MW: Sounds like a lot of fun.
NOYES: It is fun! It's fun work. That's the thing. It doesn't seem like work.
But, gosh, where do I like? I love the new American Ice Company, and it's literally a stone's throw from my apartment. I'm there a lot. Nellie's occasionally. The 9:30 Club. I live right across from the 9:30 Club for a reason. I love any kind of indie pop. Really anything that will play at 9:30, Black Cat. I was really bummed that the Scissor Sisters' bus got stuck in a snowdrift and they missed their concert. Now they've rescheduled for June and I'm going to be teaching that night, so I have to give my tickets away.
MW: Are you proud of the work you're doing here?
NOYES: Incredibly proud. As the events in Japan have played out, I've been inundated with just these amazing stories of how Facebook and other technologies have helped people remain connected. We have the Global Disaster Relief page on Facebook, which is something colleagues as headquarters created in the middle of the night, hours after the Haiti earthquake in January of 2010. It was just because we were seeing people reacting to the tragedy on Facebook and we wanted to provide a place where people could get resources, information, where they could figure out how to help, so we launched the Global Disaster Relief page.
From Haiti, to the earthquake in Chile, to the New Zealand earthquake, and now in Japan, we kind of hold that page up as a really great example of the power of Facebook in trying times, because you can go there and find information about how to give.
MW: What's an adjective your friends would label you with?
NOYES: It may be ''driven.'' But I think ''driven'' also has a bit of a negative connotation. I would also hope that my friends would say that in addition to being driven, I'm also thoughtful.
MW: How would you say your life is meeting your expectations?

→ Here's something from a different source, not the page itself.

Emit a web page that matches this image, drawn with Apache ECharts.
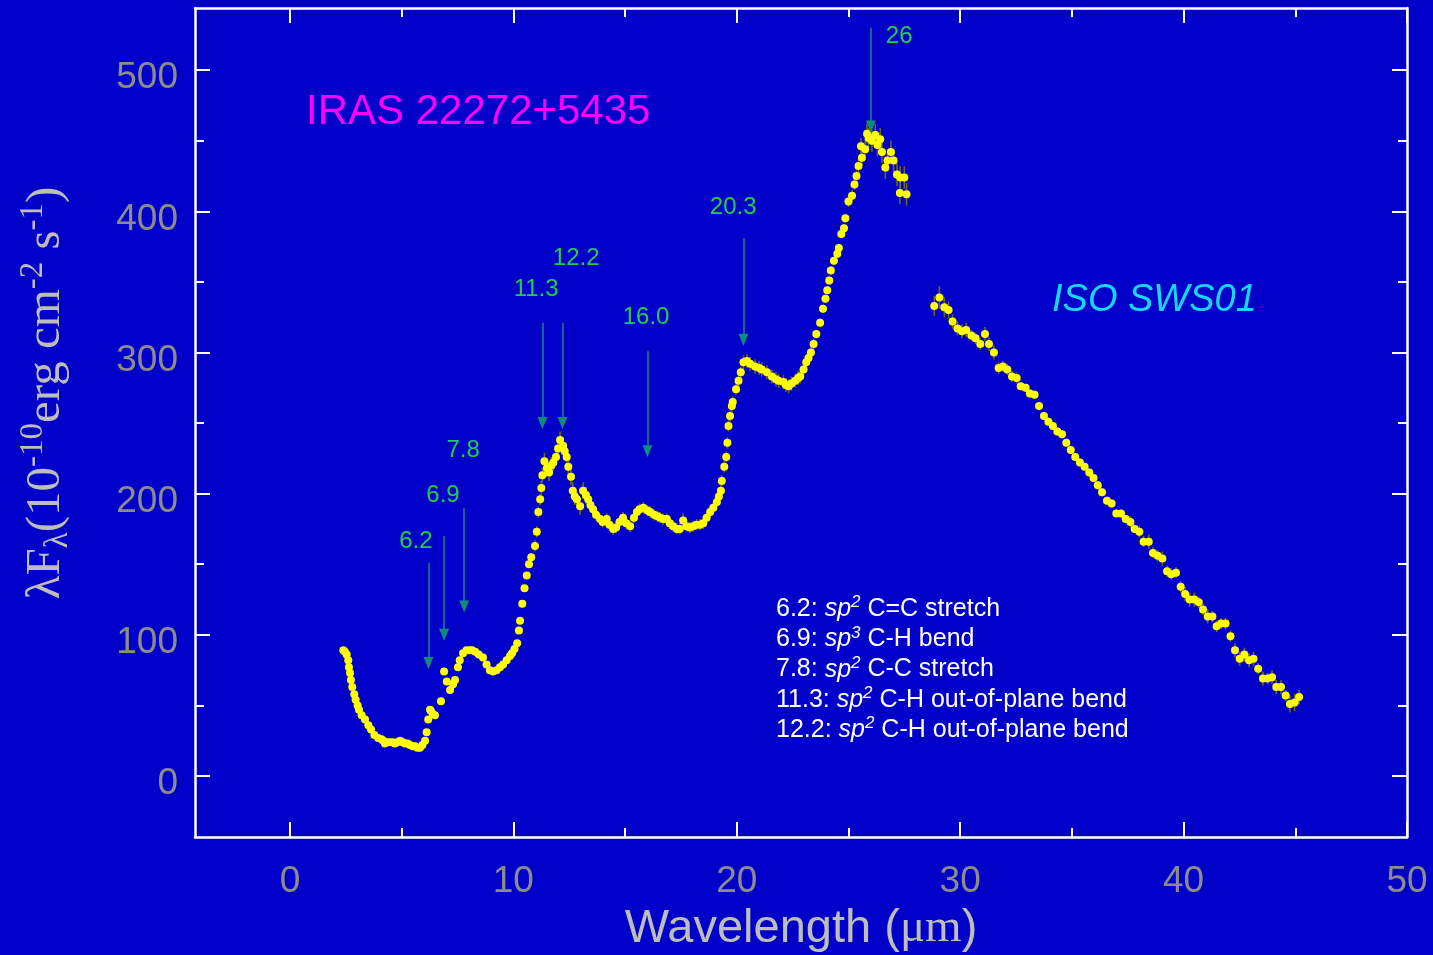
<!DOCTYPE html>
<html>
<head>
<meta charset="utf-8">
<title>IRAS 22272+5435 ISO SWS01 spectrum</title>
<script src="https://cdn.jsdelivr.net/npm/echarts@6/dist/echarts.min.js"></script>
<style>
  html, body { margin: 0; padding: 0; background: #0000c8; }
  #chart { width: 1433px; height: 955px; }
</style>
</head>
<body>
<div id="chart"></div>
<script>
// Spectrum points: [wavelength (um), lambda*F_lambda (1e-10 erg cm^-2 s^-1), error]
const shortBand = [
  [2.39,89,1],[2.46,88,1],[2.54,86,1],[2.61,82,1],[2.64,77,1],[2.69,73,1],[2.73,68,1],[2.79,63,1],
  [2.88,58,1],[2.94,54,1],[3.03,50,1],[3.09,47,1],[3.21,43,1],[3.36,40,1],[3.51,36,1],[3.63,33,1],
  [3.78,29,1],[3.95,27,1],[4.10,26,1],[4.18,25,1],[4.25,23,1],[4.35,24,1],[4.48,24,1],[4.60,24,1],
  [4.70,23,1],[4.80,24,1],[4.93,25,1],[5.05,24,1],[5.15,23,1],[5.27,23,1],[5.37,22,1],[5.50,21,1],
  [5.60,21,1],[5.70,20,1],[5.82,20,1],[5.93,22,1],[6.05,25,1],[6.12,31,1],[6.19,40,1],[6.27,47,1],
  [6.31,46,1],[6.40,44,1],[6.49,43,1],[6.76,53,2],[6.90,74,2],[7.02,67,2],[7.17,61,2],[7.30,65,2],
  [7.39,68,2],[7.52,77,2],[7.60,82,2],[7.75,87,2],[7.90,89,2],[8.05,89,2],[8.15,89,2],[8.30,88,2],
  [8.45,86,2],[8.64,84,2],[8.80,79,2],[8.95,75,2],[9.09,74,2],[9.25,75,2],[9.40,77,2],[9.54,79,2],
  [9.70,82,2],[9.85,85,2],[9.94,87,2],[10.05,90,2],[10.17,94,2],[10.25,103,2],[10.30,110,2],[10.40,122,2],
  [10.50,133,2],[10.60,142,2],[10.70,150,2],[10.80,155,3],[10.97,163,4],[11.05,173,4],[11.12,187,4],[11.20,196,4],
  [11.25,204,5],[11.30,213,5],[11.39,223,6],[11.50,218,6],[11.60,215,6],[11.70,220,6],[11.79,222,6],[11.91,226,6],
  [12.00,232,6],[12.09,238,6],[12.23,234,6],[12.30,230,6],[12.39,226,6],[12.46,219,6],[12.58,212,6],[12.66,202,6],
  [12.75,198,6],[12.84,196,6],[12.99,191,6],[13.12,202,6],[13.25,199,6],[13.35,196,5],[13.45,192,5],[13.57,189,5],
  [13.70,185,4],[13.88,182,4],[14.00,180,4],[14.18,182,4],[14.30,178,4],[14.47,175,4],[14.60,176,4],[14.75,180,4],
  [14.91,183,4],[15.05,179,4],[15.23,177,4],[15.40,183,4],[15.53,187,4],[15.65,189,4],[15.82,190,4],[16.00,188,4],
  [16.12,187,4],[16.30,185,4],[16.45,184,4],[16.57,183,4],[16.70,182,4],[16.87,182,4],[17.00,179,4],[17.15,177,4],
  [17.32,175,4],[17.45,175,4],[17.60,181,5],[17.75,177,4],[17.90,176,4],[18.05,177,4],[18.20,178,4],[18.35,178,4],
  [18.50,179,4],[18.65,183,4],[18.81,187,4],[18.95,190,4],[19.11,194,4],[19.20,198,4],[19.29,202,4],[19.33,209,4],
  [19.44,219,4],[19.53,226,4],[19.58,236,4],[19.63,248,4],[19.70,255,4],[19.78,262,4],[19.82,265,4],[19.97,274,4],
  [20.08,280,4],[20.18,286,4],[20.30,293,5],[20.45,294,5],[20.60,292,5],[20.82,290,5],[21.00,289,5],[21.12,288,5],
  [21.35,286,5],[21.57,283,5],[21.75,281,5],[21.87,280,5],[22.09,279,5],[22.20,277,5],[22.32,276,5],[22.45,278,5],
  [22.62,280,5],[22.75,282,5],[22.84,283,5],[22.99,288,5],[23.11,293,4],[23.21,296,4],[23.32,300,4],[23.44,306,4],
  [23.56,313,3],[23.73,321,3],[23.86,331,3],[23.97,338,3],[24.05,344,3],[24.14,351,3],[24.21,358,3],[24.35,365,3],
  [24.50,370,3],[24.57,374,3],[24.68,384,3],[24.80,388,3],[24.86,395,3],[25.00,407,4],[25.16,411,4],[25.27,419,4],
  [25.36,425,4],[25.45,432,5],[25.60,438,6],[25.56,446,6],[25.75,444,7],[25.83,455,7],[25.90,452,7],[26.05,450,8],
  [26.20,454,8],[26.30,447,8],[26.42,451,8],[26.50,442,8],[26.65,431,8],[26.75,436,8],[26.90,442,8],[27.02,436,8],
  [27.17,426,8],[27.32,424,8],[27.50,424,8],[27.30,413,8],[27.60,412,8]
];

const longBand = [
  [28.84,333,7],[29.07,339,8],[29.29,332,7],[29.48,330,6],[29.66,322,5],[29.88,317,5],[30.08,315,5],[30.27,316,5],
  [30.50,312,4],[30.69,310,4],[30.90,306,4],[31.11,313,5],[31.29,306,5],[31.51,300,5],[31.72,289,4],[31.91,290,4],
  [32.11,288,4],[32.32,283,4],[32.53,282,4],[32.71,276,3],[32.93,275,3],[33.12,271,3],[33.33,270,3],[33.53,262,3],
  [33.75,255,3],[33.95,251,3],[34.15,248,3],[34.35,244,3],[34.56,242,3],[34.75,236,3],[34.95,231,3],[35.15,226,3],
  [35.36,222,3],[35.57,219,3],[35.78,215,3],[35.97,211,3],[36.16,206,3],[36.35,201,3],[36.57,195,3],[36.78,193,3],
  [36.99,186,3],[37.20,186,3],[37.41,182,3],[37.62,180,4],[37.81,175,3],[38.02,173,4],[38.21,166,4],[38.44,166,5],
  [38.63,158,4],[38.84,156,4],[39.05,154,5],[39.26,145,4],[39.45,143,4],[39.66,144,4],[39.87,134,4],[40.07,129,5],
  [40.27,125,5],[40.48,125,5],[40.68,123,4],[40.87,118,4],[41.08,113,5],[41.29,113,4],[41.48,106,4],[41.68,108,4],
  [41.88,108,4],[42.10,99,4],[42.30,89,5],[42.51,83,5],[42.72,86,5],[42.93,82,5],[43.13,83,5],[43.34,76,4],
  [43.55,69,5],[43.76,69,4],[43.96,70,5],[44.15,63,5],[44.36,63,5],[44.57,57,4],[44.76,51,6],[44.97,52,6],
  [45.17,56,5]
];

// Identified emission features: label, wavelength, arrow top / arrow tip flux
const featureLabels = ['6.2', '6.9', '7.8', '11.3', '12.2', '16.0', '20.3', '26'];
const featureWaves  = [6.2, 6.9, 7.8, 11.3, 12.2, 16.0, 20.3, 26.0];
const arrowTop      = [151, 170, 190, 321, 321, 301, 381, 530];
const arrowTip      = [80, 100, 120, 250, 250, 230, 309, 460];
// Anchor of each feature label in data space
const labelAnchorX  = [5.64, 6.85, 7.75, 11.02, 12.81, 15.94, 19.84, 27.27];
const labelAnchorY  = [166, 199, 231, 345, 367, 325, 403, 524];

// Assignment notes
const noteIds   = ['6.2', '6.9', '7.8', '11.3', '12.2'];
const noteHyb   = ['2', '3', '2', '2', '2'];
const noteModes = ['C=C stretch', 'C-H bend', 'C-C stretch', 'C-H out-of-plane bend', 'C-H out-of-plane bend'];

// Axis ticks
const xMajorTicks = [0, 10, 20, 30, 40, 50];
const xMinorTicks = [5, 15, 25, 35, 45];
const yMajorTicks = [0, 100, 200, 300, 400, 500];
const yMinorTicks = [-50, 50, 150, 250, 350, 450];

const X_MIN = -4.25, X_MAX = 50, Y_MIN = -43.2, Y_MAX = 544;

const chart = echarts.init(document.getElementById('chart'), null, { renderer: 'canvas' });

const FRAME = '#ffffff';
const TICK_LABEL = '#8c8c8c';
const SANS = 'Liberation Sans, Arial, sans-serif';
const gridRect = { left: 195, top: 8, width: 1212, height: 829 };

function frameAxis(dim, position, gridIndex, ticks, len, showLine, labels) {
  const isX = dim === 'x';
  return {
    type: 'value',
    gridIndex: gridIndex,
    position: position,
    min: isX ? X_MIN : Y_MIN,
    max: isX ? X_MAX : Y_MAX,
    axisLine: { show: showLine, onZero: false, lineStyle: { color: FRAME, width: 2.5 } },
    axisTick: { show: true, inside: true, length: len, customValues: ticks,
                lineStyle: { color: FRAME, width: 2 } },
    axisLabel: labels ? {
      show: true, customValues: ticks, color: TICK_LABEL,
      fontFamily: SANS, fontSize: 37,
      margin: isX ? 26 : 17,
      // y labels sit a little below their ticks
      formatter: isX ? '{value}' : '{d|{value}}',
      rich: { d: { fontFamily: SANS, fontSize: 37, color: TICK_LABEL, padding: [16, 0, 0, 0] } }
    } : { show: false },
    splitLine: { show: false },
    minorTick: { show: false }
  };
}

function errorBars(params, api) {
  const x = api.value(0), y = api.value(1), e = api.value(2);
  const a = api.coord([x, y - e]);
  const b = api.coord([x, y + e]);
  return {
    type: 'line',
    shape: { x1: a[0], y1: a[1], x2: b[0], y2: b[1] },
    style: { stroke: '#6c6a10', lineWidth: 1.6 }
  };
}

const arrowLines = featureWaves.map((w, i) => [
  { coord: [w, arrowTop[i]] },
  { coord: [w, arrowTip[i]] }
]);
const labelPoints = featureLabels.map((t, i) => ({ value: [labelAnchorX[i], labelAnchorY[i]], name: t }));

const noteGraphics = noteIds.map((id, i) => ({
  type: 'text',
  x: 776, y: 609 + i * 30.3,
  style: {
    text: id + ': {it|sp}{sup|' + noteHyb[i] + '} ' + noteModes[i],
    fill: '#ffffff',
    font: '25px "Liberation Sans", Arial, sans-serif',
    verticalAlign: 'middle',
    lineHeight: 30,
    rich: {
      it: { fontStyle: 'italic', fontSize: 25, lineHeight: 30, fill: '#ffffff', fontFamily: SANS },
      sup: { fontStyle: 'italic', fontSize: 17, lineHeight: 17, verticalAlign: 'top', fill: '#ffffff', fontFamily: SANS }
    }
  }
}));

const serif = 'Liberation Serif, "Times New Roman", serif';
const titleGray = '#bdbdbd';

const option = {
  backgroundColor: '#0000c8',
  animation: false,
  grid: [
    Object.assign({ containLabel: false }, gridRect),
    Object.assign({ containLabel: false }, gridRect)
  ],
  xAxis: [
    frameAxis('x', 'bottom', 0, xMajorTicks, 15, true, true),
    frameAxis('x', 'top', 0, xMajorTicks, 15, true, false),
    frameAxis('x', 'bottom', 1, xMinorTicks, 9, false, false),
    frameAxis('x', 'top', 1, xMinorTicks, 9, false, false)
  ],
  yAxis: [
    frameAxis('y', 'left', 0, yMajorTicks, 15, true, true),
    frameAxis('y', 'right', 0, yMajorTicks, 15, true, false),
    frameAxis('y', 'left', 1, yMinorTicks, 9, false, false),
    frameAxis('y', 'right', 1, yMinorTicks, 9, false, false)
  ],
  series: [
    {
      type: 'custom', name: 'err-short', xAxisIndex: 0, yAxisIndex: 0,
      renderItem: errorBars, data: shortBand, z: 2, silent: true, clip: true
    },
    {
      type: 'custom', name: 'err-long', xAxisIndex: 0, yAxisIndex: 0,
      renderItem: errorBars, data: longBand, z: 2, silent: true, clip: true
    },
    {
      type: 'scatter', name: 'SWS short', xAxisIndex: 0, yAxisIndex: 0,
      data: shortBand.map(p => [p[0], p[1]]),
      symbol: 'circle', symbolSize: 8,
      itemStyle: { color: '#ffff00', opacity: 1 }, z: 3, silent: true
    },
    {
      type: 'scatter', name: 'SWS long', xAxisIndex: 0, yAxisIndex: 0,
      data: longBand.map(p => [p[0], p[1]]),
      symbol: 'circle', symbolSize: 8,
      itemStyle: { color: '#ffff00', opacity: 1 }, z: 3, silent: true,
      markLine: {
        silent: true, animation: false,
        symbol: ['none', 'triangle'], symbolSize: [10, 12],
        label: { show: false },
        lineStyle: { color: '#0f8a7c', width: 1.5, type: 'solid' },
        emphasis: { disabled: true },
        data: arrowLines
      }
    },
    {
      type: 'scatter', name: 'feature labels', xAxisIndex: 0, yAxisIndex: 0,
      data: labelPoints, symbolSize: 0, silent: true, z: 4,
      label: {
        show: true, position: 'inside', formatter: p => p.name,
        color: '#2cff2c', fontSize: 24, fontFamily: SANS
      }
    }
  ],
  graphic: [
    {
      type: 'text', x: 306, y: 112,
      style: { text: 'IRAS 22272+5435', fill: '#ff00ff', verticalAlign: 'middle',
               font: '42px "Liberation Sans", Arial, sans-serif' }
    },
    {
      type: 'text', x: 1052, y: 300,
      style: { text: 'ISO SWS01', fill: '#16d8ff', verticalAlign: 'middle',
               font: 'italic 38px "Liberation Sans", Arial, sans-serif' }
    },
    {
      type: 'text', x: 801, y: 929,
      style: {
        text: 'Wavelength ({s|\u03bcm})', fill: titleGray, align: 'center', verticalAlign: 'middle',
        font: '47px "Liberation Sans", Arial, sans-serif',
        rich: { s: { fontFamily: serif, fontSize: 47, fill: titleGray } }
      }
    },
    {
      type: 'text', x: 46, y: 393, rotation: Math.PI / 2,
      style: {
        text: '\u03bbF{sub|\u03bb}(10{sup|-10}erg cm{sup|-2} s{sup|-1})',
        fill: titleGray, align: 'center', verticalAlign: 'middle',
        font: '49px ' + serif,
        lineHeight: 58,
        rich: {
          sub: { fontFamily: serif, fontSize: 33, lineHeight: 28, verticalAlign: 'bottom', fill: titleGray },
          sup: { fontFamily: serif, fontSize: 33, lineHeight: 28, verticalAlign: 'top', fill: titleGray }
        }
      }
    }
  ].concat(noteGraphics)
};

chart.setOption(option);
</script>
</body>
</html>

NOYES: I feel blessed to have been given the life that I've had, and the career opportunities that I've had. And I'm incredibly blessed to be working for this company. We have really the most talented, wonderful people I've ever worked with in any setting. And we all really believe in the power of our service. It's a great environment and that's why I'm blessed to be here. I think absolutely my life has met my expectations.